UC leaders said it would be unseemly to vote on tuition hike during the health emergency.

UCLA and the eight other UC undergraduate campuses are moving classes to remote settings because of the coronavirus threat.
Photo by Louis Freedberg

Declaring that it would be unseemly to raise tuition during the current national health emergency, leaders of the ten-campus University of California system on Wednesday withdrew their proposal to increase costs for the next five incoming freshmen classes.

However, the tuition plan — which originally was scheduled for a vote Thursday — may be revived at a later date, they said. The regents’ next meeting is expected to be in May.

John A. Pérez, chairman of the UC regents board, that the university needs the extra tuition revenue but that UC leaders have decided it “is not appropriate to move forward with this item given all the challenges” the coronavirus poses to students, faculty and staff and their families. The decision was reached after consultation with Gov. Gavin Newsom, UC president Janet Napolitano and campus chancellors, he said.

The proposal, called cohort tuition, would have exempted current UC students from future tuition increases but would have raised costs for California residents in the incoming freshman class of fall 2020 by $606, or 4.8 percent. That group’s tuition would then be frozen for six years. The next four entering classes would have seen additional hikes and similar freezes.

Officials say that more than half of UC’s undergraduates would have been shielded from the extra costs because of automatic raises in state financial aid and that some students would receive so much additional aid that they could use it for housing, food and books expenses. In most cases, only students from families with incomes of about $120,000 a year would have felt the full pinch of higher tuition, officials said.

“The idea was to provide predictability not only to the university but for our students and their families,” Pérez, former state Assembly Speaker, said during a video meeting. Adding change now “is not the right course of action,” he said.

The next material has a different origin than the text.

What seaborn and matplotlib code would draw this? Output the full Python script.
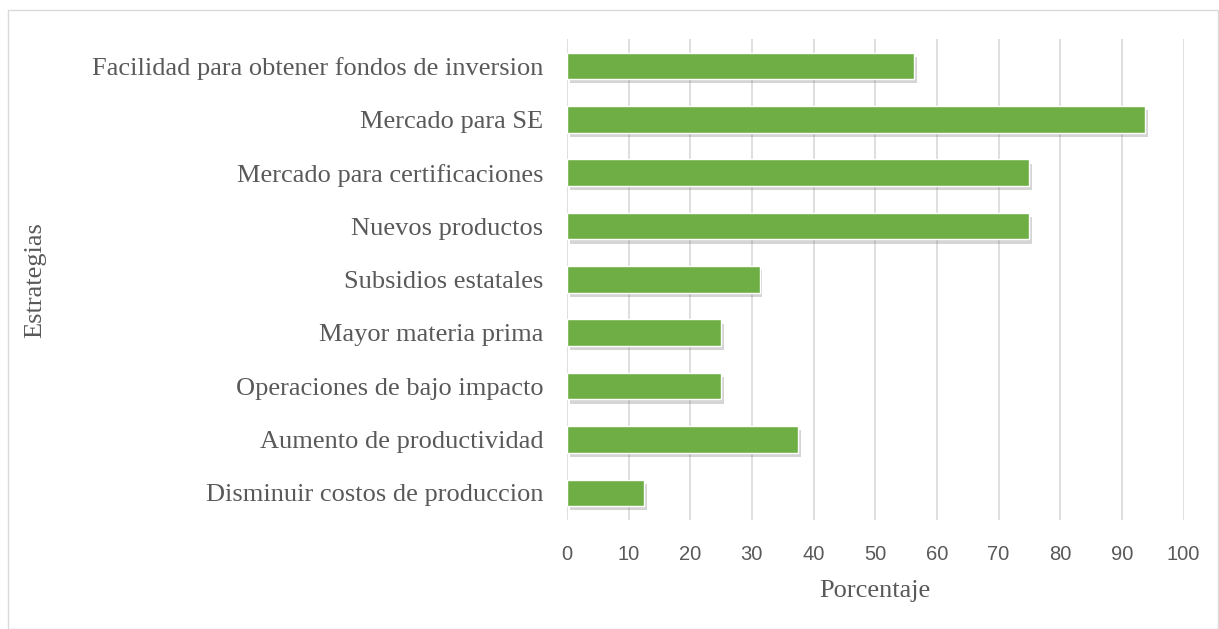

The proposal faced strong opposition from Newsom and from student organizations. It would have increased tuition and mandatory systemwide fees for California undergraduates starting in fall 2020 to $13,176, not including room, board and campus fees that can total at least an additional $20,000 a year. Each subsequent entering class would see further increases of between 3.3 percent and 4.7 percent, depending on a formula partly based on inflation. Estimated basic tuition bills would have gone up to $15,414 for freshmen starting in 2024.

John A. Pérez, chair of UC Regents

Students from other states and countries — who comprise nearly a fifth of UC’s 226,000 undergraduates — would have seen much higher costs than California residents under the proposal. For them, both the basic UC tuition and the supplemental charges for out-of-staters would have gone up. For those students, tuition and basic fees would have been $44,370 in the fall and climbed to $51,936 in 2024, with housing costs extra. Those non-Californians are not eligible for Cal Grants, although they can receive some UC and federal grants.

The cohort plan would have been a major break with tradition. Past UC tuition increases affected all undergraduates at the same time regardless of when they started at UC. Supporters said the proposed change would give families predictability during a student’s time at UC.

The increase would have been the first UC tuition rise since 2017 and only the second in eight years.